Eureka Street est un livre qui secoue. Narrant le quotidien absurde de deux jeunes hommes vivant au jour le jour, ces deux amis, Chuckie et Jake, que seuls l'oisiveté, les beuveries, et l'attrait pour la glande semblent réunir. Leurs quotidiens et les péripéties qui les jalonnent, peignent le Belfast des années 90. RobertMcLiam Wilson, auteur nord irlandais nous offre ainsi une fresque véritable de ce Belfast tourmentés, terres qui l'on vu naître et sur lesquelles il est revenu après quelques années à Londres.

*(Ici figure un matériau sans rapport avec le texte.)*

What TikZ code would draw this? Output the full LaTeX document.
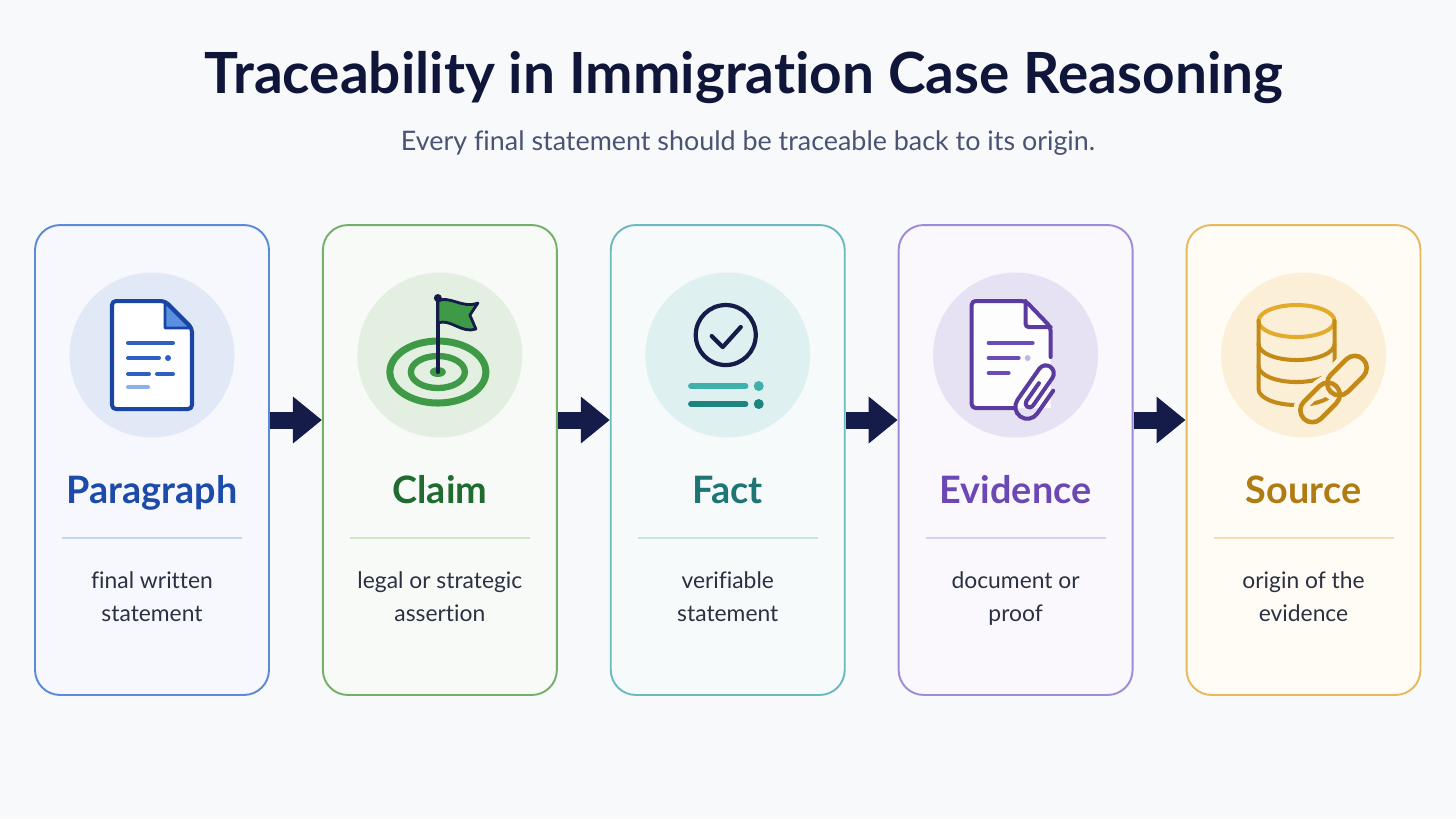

Ce Belfast rongé et abimé par les guerres et les conflits civils entre les populations hétérogènes qu'il abritent. Jack et Chuckie y évoluent et y grandissent, car la vie continue, malgré tout. Jack, catholique, qui après une rupture attend que le bonheur lui revienne, enchaine des petits boulots pour lesquels il n'a aucun intérêt et renoue avec la violence. Tout au long de ce livre, sa résilience se construira petit à petit... Chuckie, protestant plutôt cool, pantouflard et hippie dans l'âme, bien qu'un peu mesquin, au départ bouffon de la bande, va devenir une version de lui-même que personne n'aurait imaginé …
Puis, autour de ces deux personnages, gravitent une kyrielle de personnages tout aussi uniques et particuliers les uns que les autres. Les personnages féminins sont résolument féministes, et tout aussi importantes même si elles apparaissent en filigrane du déroulement du récit, et ce ballet de personnages nombreux, est si bien orchestré que l'on apprend à tous les connaitre sans qu'ils ne disparaissent au profit d'autres. Au contraire, ils sont comme les touches finales données à une peinture, apportant à l'ensemble le relief, la profondeur. Il n'en fallait pas moins pour mieux saisir les enjeux et les particularités de la Ville de Belfast et de ce qui l'anime dans ces années-là. Et parmi eux, un personnage revenu du premier roman de RobertMcLiam Wilson…
Cette fresque nous apprend énormément des mouvements sociaux de cette Irlande du nord déchirée, et sur le quotidien bouleversé de ses habitants.
Cette amitié entre ces deux jeunes hommes si différents sont autant de symboles forts qui permettent d'entrevoir la lumière dans la nuit de Belfast. Aussi, l'anticapitalisme et le féminisme s'offrent à voir à travers plusieurs symboles intéressants.
C'est un récit profondément absurde par moment, humoristique – ce qui me fait comprendre pourquoi RobertMcLiam Wilson est contributeur au journal Charlie hebdo depuis 2016 – tout en gardant un sens du drame qui ne dénature pas la réalité. La poésie se mêle au trash, et donne un contraste saisissant. La structure du récit, chronologique dans son ensemble avec des flashbacks aisés à replacés, permet de naviguer dans les époques et dans les histoires. Certains chapitres sont cependant indépendants, comme dissociés, tel le chapitre 11, qui raconte un attentat et les morts tragiques de plusieurs personnes.
En refermant ce livre, on ne peut s'empêcher de ressentir une vagua mélancolie à l'idée de quitter tout ces personnages, tout en étant soulagé de quitter, un temps, cette ville si paradoxale, noire, sombre qui est Belfast, en espérant du fond du coeur que les lumières et le bonheur reprendront la main sur le chaos politique et religieux qui la constitue autant qu'il la détruit.